**EXERCISE DIRECTIONS:** Tally the lines that contain "this" and report the total alone.

----- EXTRACTED ENTRIES -----

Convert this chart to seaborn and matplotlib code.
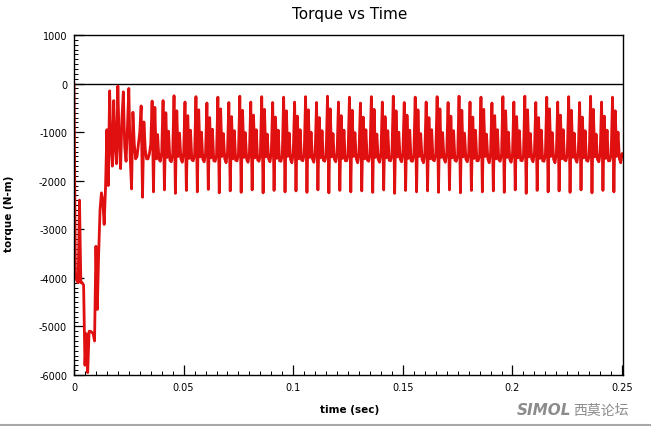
import numpy as np
import pandas as pd
import matplotlib
matplotlib.use("Agg")
import matplotlib.pyplot as plt
import seaborn as sns
from matplotlib.ticker import MultipleLocator, FixedLocator
from matplotlib.lines import Line2D

# ---------------- data ----------------
sample_step = 0.000625  # seconds between samples

torque_startup = [
    0, -3900, -4050, -4100, -2400, -4100, -4100, -4150,
    -5800, -5150, -5950, -5100, -5100, -5120, -5150, -5300,
    -3350, -4650, -3500, -2600, -2250, -2400, -2900, -2150,
    -950, -2100, -150, -1300, -1700, -350, -1300, -1650,
    -50, -1200, -1750, -700, -170, -1300, -1600, -900,
    -100, -1500, -2170, -590, -1250, -1550, -1500, -1250,
    -1000, -460, -2340, -790, -1350, -1550, -1550, -1450,
    -1250,
]

torque_steady = [
    -360, -2230, -490, -1550, -1050, -1560, -1600, -1420,
    -350, -2190, -600, -1520, -980, -1580, -1610, -1460,
    -250, -2260, -560, -1500, -1020, -1550, -1620, -1430,
    -380, -2200, -660, -1540, -960, -1570, -1590, -1470,
    -270, -2230, -540, -1510, -1000, -1560, -1610, -1440,
    -400, -2180, -700, -1530, -940, -1590, -1600, -1480,
    -280, -2250, -520, -1500, -1030, -1550, -1630, -1420,
    -390, -2210, -680, -1550, -970, -1580, -1590, -1460,
    -260, -2240, -550, -1520, -1010, -1560, -1620, -1440,
    -380, -2190, -650, -1530, -950, -1570, -1600, -1470,
    -270, -2250, -530, -1510, -1040, -1550, -1610, -1430,
    -390, -2200, -690, -1540, -960, -1590, -1600, -1480,
    -280, -2230, -560, -1500, -1020, -1560, -1630, -1440,
    -380, -2210, -670, -1550, -950, -1570, -1590, -1460,
    -270, -2240, -540, -1520, -1000, -1550, -1620, -1430,
    -390, -2190, -700, -1530, -970, -1580, -1600, -1480,
    -260, -2250, -520, -1510, -1030, -1560, -1610, -1440,
    -380, -2200, -660, -1540, -960, -1590, -1590, -1470,
    -280, -2230, -550, -1500, -1010, -1550, -1630, -1430,
    -400, -2210, -690, -1550, -950, -1570, -1600, -1460,
    -270, -2240, -530, -1520, -1040, -1560, -1620, -1440,
    -380, -2190, -680, -1530, -970, -1580, -1590, -1480,
    -260, -2260, -560, -1510, -1000, -1550, -1610, -1430,
    -390, -2200, -650, -1540, -960, -1590, -1600, -1470,
    -280, -2230, -540, -1500, -1030, -1560, -1630, -1440,
    -380, -2210, -700, -1550, -950, -1570, -1590, -1460,
    -270, -2240, -520, -1520, -1010, -1550, -1620, -1430,
    -390, -2190, -670, -1530, -970, -1580, -1600, -1480,
    -260, -2250, -550, -1510, -1020, -1560, -1610, -1440,
    -380, -2200, -690, -1540, -960, -1590, -1590, -1470,
    -280, -2230, -530, -1500, -1040, -1550, -1630, -1430,
    -400, -2210, -660, -1550, -950, -1570, -1600, -1460,
    -270, -2240, -560, -1520, -1000, -1560, -1620, -1440,
    -380, -2190, -680, -1530, -970, -1580, -1590, -1480,
    -260, -2260, -540, -1510, -1030, -1550, -1610, -1430,
    -390, -2200, -700, -1540, -960, -1590, -1600, -1470,
    -280, -2230, -520, -1500, -1010, -1560, -1630, -1440,
    -380, -2210, -650, -1550, -950, -1570, -1590, -1460,
    -270, -2240, -550, -1520, -1020, -1550, -1620, -1430,
    -390, -2190, -690, -1530, -970, -1580, -1600, -1480,
    -260, -2250, -530, -1510, -1040, -1560, -1610, -1440,
    -380, -2200, -670, -1540, -960, -1590, -1590, -1470,
    -280, -2230, -560, -1500, -1000, -1550, -1630, -1440,
]

x_ticks = [0, 0.05, 0.1, 0.15, 0.2, 0.25]
x_tick_labels = ["0", "0.05", "0.1", "0.15", "0.2", "0.25"]
y_ticks = [-6000, -5000, -4000, -3000, -2000, -1000, 0, 1000]
y_tick_labels = ["-6000", "-5000", "-4000", "-3000", "-2000", "-1000", "0", "1000"]

torque = torque_startup + torque_steady
time = np.arange(len(torque)) * sample_step
df = pd.DataFrame({"time": time, "torque": torque})

# ---------------- figure ----------------
sns.set_style("white")
plt.rcParams["font.family"] = ["DejaVu Sans", "Noto Sans CJK SC"]

W, H = 651, 427
fig = plt.figure(figsize=(W / 100, H / 100), dpi=100)
ax_left, ax_right, ax_top, ax_bottom = 74, 623, 36, 376
ax = fig.add_axes([ax_left / W, 1 - ax_bottom / H,
                   (ax_right - ax_left) / W, (ax_bottom - ax_top) / H])

ax.axhline(0, color="black", lw=1.0, zorder=1)
sns.lineplot(data=df, x="time", y="torque", ax=ax, estimator=None, sort=False,
             color="#e01010", lw=2.0, zorder=2)

ax.set_xlim(0, 0.2504)
ax.set_ylim(-6000, 1000)
ax.xaxis.set_major_locator(FixedLocator(x_ticks))
ax.set_xticklabels(x_tick_labels)
ax.yaxis.set_major_locator(FixedLocator(y_ticks))
ax.set_yticklabels(y_tick_labels)
ax.xaxis.set_minor_locator(MultipleLocator(0.005))
ax.yaxis.set_minor_locator(MultipleLocator(100))
ax.tick_params(axis="both", which="major", direction="in", length=7, width=0.9,
               color="black", labelsize=7, labelcolor="black")
ax.tick_params(axis="both", which="minor", direction="in", length=3, width=0.7,
               color="black")
ax.tick_params(axis="x", which="major", pad=5)
ax.tick_params(axis="y", which="major", pad=5)
ax.tick_params(left=True, bottom=True, top=False, right=False, which="both")
for s in ax.spines.values():
    s.set_color("black")
    s.set_linewidth(1.0)
ax.set_xlabel("")
ax.set_ylabel("")

fig.text(350 / W, 1 - 14 / H, "Torque vs Time", ha="center", va="center",
         fontsize=11, color="black")
fig.text(350 / W, 1 - 410 / H, "time (sec)", ha="center", va="center",
         fontsize=7.5, fontweight="bold", color="black")
fig.text(9 / W, 1 - 214 / H, "torque (N-m)", ha="center", va="center",
         rotation=90, fontsize=7.5, fontweight="bold", color="black")

# watermark
fig.text(571 / W, 1 - 411 / H, "SIMOL", ha="right", va="center",
         fontsize=11, fontweight="bold", fontstyle="italic", color="#8c8c8c")
fig.text(573 / W, 1 - 411 / H, "西莫论坛", ha="left", va="center",
         fontsize=10, color="#8c8c8c",
         family=["Noto Sans CJK SC", "DejaVu Sans"])
fig.add_artist(Line2D([0, 1], [1 - 425.5 / H, 1 - 425.5 / H],
                      transform=fig.transFigure, color="#a8a8a8", lw=1.5))

fig.savefig("out.png", dpi=100)
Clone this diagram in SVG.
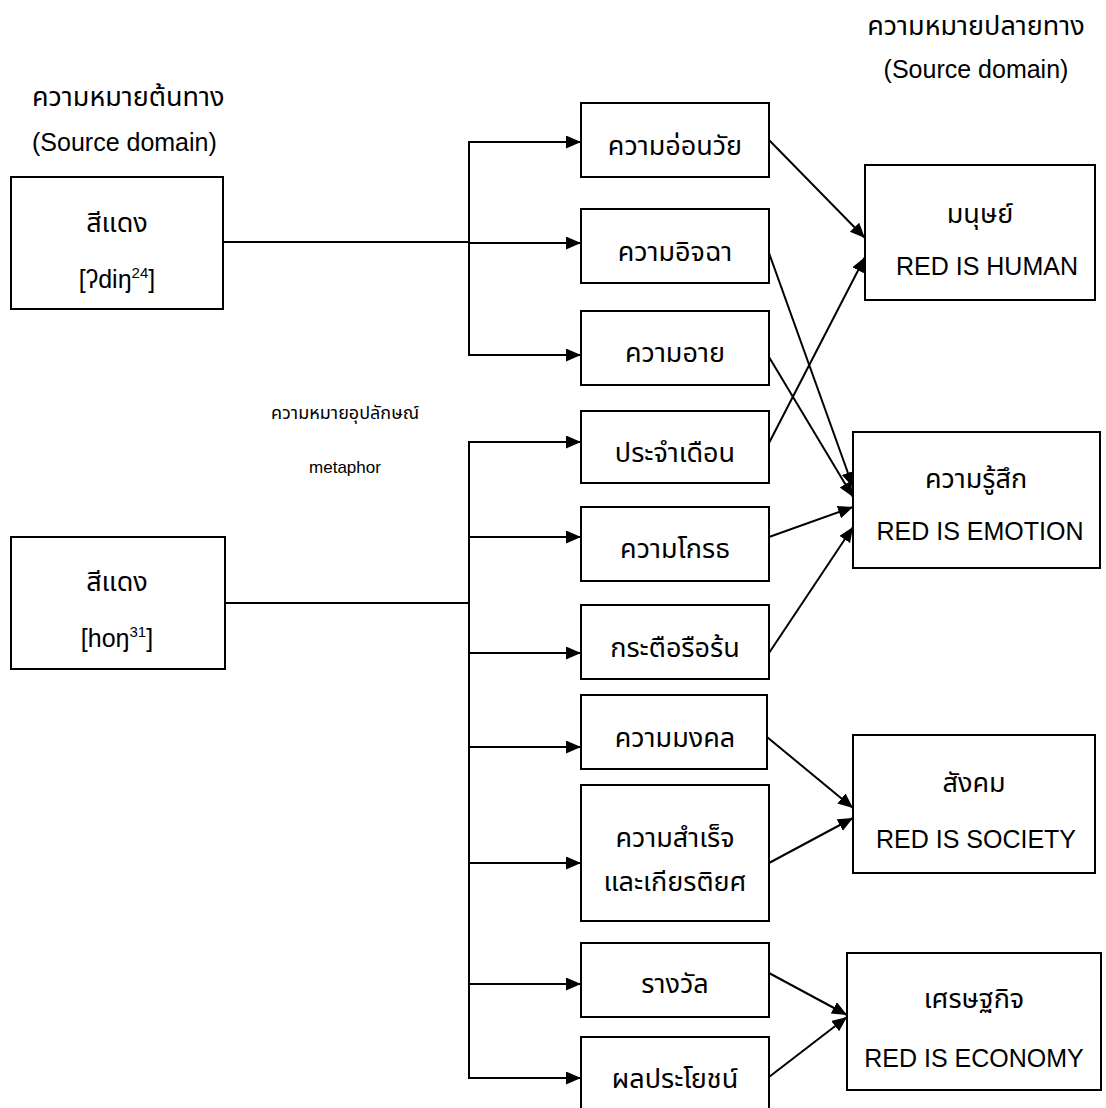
<svg xmlns="http://www.w3.org/2000/svg" width="1106" height="1108" viewBox="0 0 1106 1108">
<style>
text{font-family:"Liberation Sans","Noto Sans Thai","Noto Sans",sans-serif;fill:#000;font-size:25px}
.th{font-size:27px}
.c{text-anchor:middle}
.s{font-size:17px}
.sth{font-size:18px}
rect{fill:#fff;stroke:#000;stroke-width:2}
#connectors line{stroke:#000;stroke-width:2;fill:none}
</style>
<defs>
<marker id="ah" markerUnits="userSpaceOnUse" markerWidth="16" markerHeight="14" refX="15" refY="6.5" orient="auto">
<path d="M0,0 L15,6.5 L0,13 z" fill="#000"/>
</marker>
</defs>
<rect x="0" y="0" width="1106" height="1108" style="stroke:none"/>
<g id="labels">
<text class="th" x="32" y="106">ความหมายต้นทาง</text>
<text x="32" y="151">(Source domain)</text>
<text class="c th" x="976" y="35">ความหมายปลายทาง</text>
<text class="c" x="976" y="78">(Source domain)</text>
<text class="c sth" x="345" y="419">ความหมายอุปลักษณ์</text>
<text class="c s" x="345" y="473">metaphor</text>
</g>
<g id="connectors">
<line x1="223" y1="242" x2="469" y2="242"/>
<line x1="469" y1="141" x2="469" y2="356"/>
<line x1="469" y1="142" x2="581" y2="142" marker-end="url(#ah)"/>
<line x1="469" y1="243" x2="581" y2="243" marker-end="url(#ah)"/>
<line x1="469" y1="355" x2="581" y2="355" marker-end="url(#ah)"/>
<line x1="225" y1="603" x2="469" y2="603"/>
<line x1="469" y1="441" x2="469" y2="1079"/>
<line x1="469" y1="442" x2="581" y2="442" marker-end="url(#ah)"/>
<line x1="469" y1="537" x2="581" y2="537" marker-end="url(#ah)"/>
<line x1="469" y1="653" x2="581" y2="653" marker-end="url(#ah)"/>
<line x1="469" y1="747" x2="581" y2="747" marker-end="url(#ah)"/>
<line x1="469" y1="863" x2="581" y2="863" marker-end="url(#ah)"/>
<line x1="469" y1="984" x2="581" y2="984" marker-end="url(#ah)"/>
<line x1="469" y1="1078" x2="581" y2="1078" marker-end="url(#ah)"/>
<line x1="769" y1="140" x2="865" y2="238" marker-end="url(#ah)"/>
<line x1="769" y1="253" x2="853" y2="487" marker-end="url(#ah)"/>
<line x1="769" y1="357" x2="853" y2="497" marker-end="url(#ah)"/>
<line x1="769" y1="443" x2="865" y2="257" marker-end="url(#ah)"/>
<line x1="769" y1="537" x2="853" y2="507" marker-end="url(#ah)"/>
<line x1="769" y1="653" x2="853" y2="527" marker-end="url(#ah)"/>
<line x1="767" y1="737" x2="853" y2="808" marker-end="url(#ah)"/>
<line x1="769" y1="863" x2="853" y2="818" marker-end="url(#ah)"/>
<line x1="769" y1="973" x2="847" y2="1015" marker-end="url(#ah)"/>
<line x1="769" y1="1077" x2="847" y2="1017" marker-end="url(#ah)"/>
</g>
<g id="src1"><rect x="11" y="177" width="212" height="132"/>
<text class="c th" x="117" y="232">สีแดง</text>
<text class="c" x="117" y="288">[ʔdiŋ<tspan font-size="15" dy="-10">24</tspan><tspan dy="10">]</tspan></text></g>
<g id="src2"><rect x="11" y="537" width="214" height="132"/>
<text class="c th" x="117" y="591">สีแดง</text>
<text class="c" x="117" y="647">[hoŋ<tspan font-size="15" dy="-10">31</tspan><tspan dy="10">]</tspan></text></g>
<g id="m1"><rect x="581" y="103" width="188" height="74"/><text class="c th" x="675" y="155">ความอ่อนวัย</text></g>
<g id="m2"><rect x="581" y="209" width="188" height="74"/><text class="c th" x="675" y="261">ความอิจฉา</text></g>
<g id="m3"><rect x="581" y="311" width="188" height="74"/><text class="c th" x="675" y="362">ความอาย</text></g>
<g id="m4"><rect x="581" y="411" width="188" height="72"/><text class="c th" x="675" y="462">ประจำเดือน</text></g>
<g id="m5"><rect x="581" y="507" width="188" height="74"/><text class="c th" x="675" y="558">ความโกรธ</text></g>
<g id="m6"><rect x="581" y="605" width="188" height="74"/><text class="c th" x="675" y="657">กระตือรือร้น</text></g>
<g id="m7"><rect x="581" y="695" width="186" height="74"/><text class="c th" x="675" y="747">ความมงคล</text></g>
<g id="m8"><rect x="581" y="785" width="188" height="136"/><text class="c th" x="675" y="847">ความสำเร็จ</text><text class="c th" x="675" y="891">และเกียรติยศ</text></g>
<g id="m9"><rect x="581" y="943" width="188" height="74"/><text class="c th" x="675" y="993">รางวัล</text></g>
<g id="m10"><rect x="581" y="1037" width="188" height="76"/><text class="c th" x="675" y="1088">ผลประโยชน์</text></g>
<g id="t1"><rect x="865" y="165" width="230" height="135"/><text class="c th" x="980" y="223">มนุษย์</text><text class="c" x="987" y="275">RED IS HUMAN</text></g>
<g id="t2"><rect x="853" y="432" width="247" height="136"/><text class="c th" x="976" y="488">ความรู้สึก</text><text class="c" x="980" y="540">RED IS EMOTION</text></g>
<g id="t3"><rect x="853" y="735" width="242" height="138"/><text class="c th" x="974" y="792">สังคม</text><text class="c" x="976" y="848">RED IS SOCIETY</text></g>
<g id="t4"><rect x="847" y="953" width="254" height="137"/><text class="c th" x="974" y="1008">เศรษฐกิจ</text><text class="c" x="974" y="1067">RED IS ECONOMY</text></g>
</svg>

-----

**TASK ANSWER:** 2